Here is a list of features I would like to add to DauroLab in 2011. It's ambitious, I know. But I hope to get them all by the end of the year. I will name each feature with an "Fi" label.

  • New classifiers:
    • Add a online classifier (particularly, I'm interested in a Bayesian Logistic Regression model, see paper by Genkin et al in JMLR) (F1).
    • Add a single layer perceptron, with the possibility of choosing a loss function (square, Hinge, logistic, ...) and a regularization procedure (F2). This is easy.
    • Add a tree classification algorithm (C4.5 or ID3) (F3).
    • Add a random forest procedure (F4). Both F4 and F3 are easy, choosing and adequate representation for trees, which does not use many memory.
  • Feature selection:
    • Add a way to compute feature selection on datasets (this is already done, but not commited to the working copy) (F5).
  • Vector input and classfile input:
    • Add a way to input vector files and classfiles in different formats using user-programmed factories (F6). This needs to be planned carefully it is not straightforward).
  • New programs to be added: which should not be a big deal with the amount of things already done.
    • TrainAndTest: (or any other name) via cross validation, leave-one out, or a single train-test split on a fixed set of vectors. For the cases in which there is only a training set. (F7). Not very difficult.
    • ThresholdEstimation: (with PCut, SCut and SCutFbr 0 or 1). Should not be a big deal with previous program done. The estimated threshold set could be written to a file, and used for classification afterwards (slightly modifying ExecuteParametricClassifier) but requires a careful review of the literature (I have not used threshold estimation until now) (F8).
  • "Internal things" to be changed:
    • Add support for a logging method (log4j?). (F9)
    • Fix idf and normalization thing: this is a bit messy. When classifying large-scale data, mainly textual documents, sometimes vectors are multiplied by the idf vector (ponderating which coordinate is more important), and often (l2) normalized. In some cases, a vector file already contains idf multiplied vectors and/or normalized ones (F10). Two things need to be done:
      • Include a way to denote when a classifier needs idf and/or normalization
      • Make a global option in learning/classification programs to manually specify if idf and/or normalization is performed. If nothing is specified, frequential vectors should be assumed, and therefore, the procedure needed for that classifier will be done (SVM: idf + normalization, Naive Bayes: no idf + no normalization).
This makes a total of 10 changes (some of them easier, some of them not). If I do one per month, leaving one month for holidays and one extra month as overflow, seems not to be a very ambitious planning. On the other hand, I assume that getting around 70%-80% of those things done is a good mark, having into consideration that this is not my main work (DauroLab is not the tool I am currently using in my research). 

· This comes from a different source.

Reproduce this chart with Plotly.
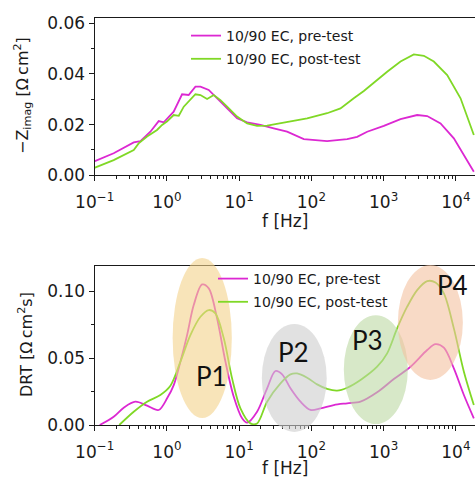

We will leave for 2012 other learning paradigms which I'm interested in, like active learning or semi-supervised learning. Also, integration with new libraries is not planned by the moment (but would be interesting a good [sparse] matrix library and a Bayesian networks library). Maybe I should code those libraries by myself...

We will see at the end of the year.

6 May 2010

Keys in the design of DauroLab

Okay, I am not a software architect (in fact it is not my job), but I tried to keep several guidelines while designing DauroLab. They are, basically, the following:

  • It should be designed to handle more amount of data than other toolboxes, as for example, Weka. Weka is a superb machine learning package, but it assumes datasets fits entirely in memory (which is not necessarily true). Thus, usage of disk is preferred against memory consumption, and therefore, it is more oriented to Large Scale Machine Learning Tasks (anyway, it is not as efficient, in this sense, as I would like to).
  • Because of that "need of memory", it has been implemented in a language (Java) which is enough efficient, without using so much memory. Another option would have been implementing core functions in C/C++, and make a wrapper in Python, Perl or Ruby. But sincerely, I did not have that great idea when I started working on it...
  • The less dependencies of DauroLab has, the better it is. However, to avoid reinventing the wheel, I have used several free-software packages in several tasks where implementation was indeed hard (at the moment, the SVM classifiers and the stemming algorithms).
  • Of course, all the software is now free software. This is not a real "guideline", but has been round into my head during these last years. Now, It has been made reality.
  • DauroLab should be able to firstly learn a classifier, in order to be used afterwards. This implies that the classifiers should be storable in secondary memory. In this toolbox, after learning a classifier, you get a single file, where all the learnt information is contained, and therefore, it can be used afterwards.

5 May 2010

Artwork and name



The artwork of DauroLab presents a cartoonized bridge on a small river in what it seems to be an old city. In fact, the city shown is the old part of Granada (my city): the Acera del Darro Carrera del Darro, a street near the Alhambra and one of the most typical postcards of Granada. The river in the picture is the Darro, whose name comes from the latin word Dauro (making reference to the gold content on its banks).

The name DauroLab is a conjunction of Dauro (the name of that river) and Lab (laboratory). The fact that the river contained gold in ancient times makes the name nicer, because one may do the interpretation that this package is built to extract gold from its data.

3 May 2010

About DauroLab

DauroLab is a toolbox for large scale machine learning, mainly supervised classification, originally designed for document categorization purposes. It has been written by Alfonso E. Romero, while writing his PhD Thesis (from April 2006 to April 2010), but he also tries to keep on developing it, adding new features.

DauroLab is written in Java, under a GNU Gpl license (version 3). It has few dependencies, all of them released under a OSI approved license (in other words, libre or open source licences).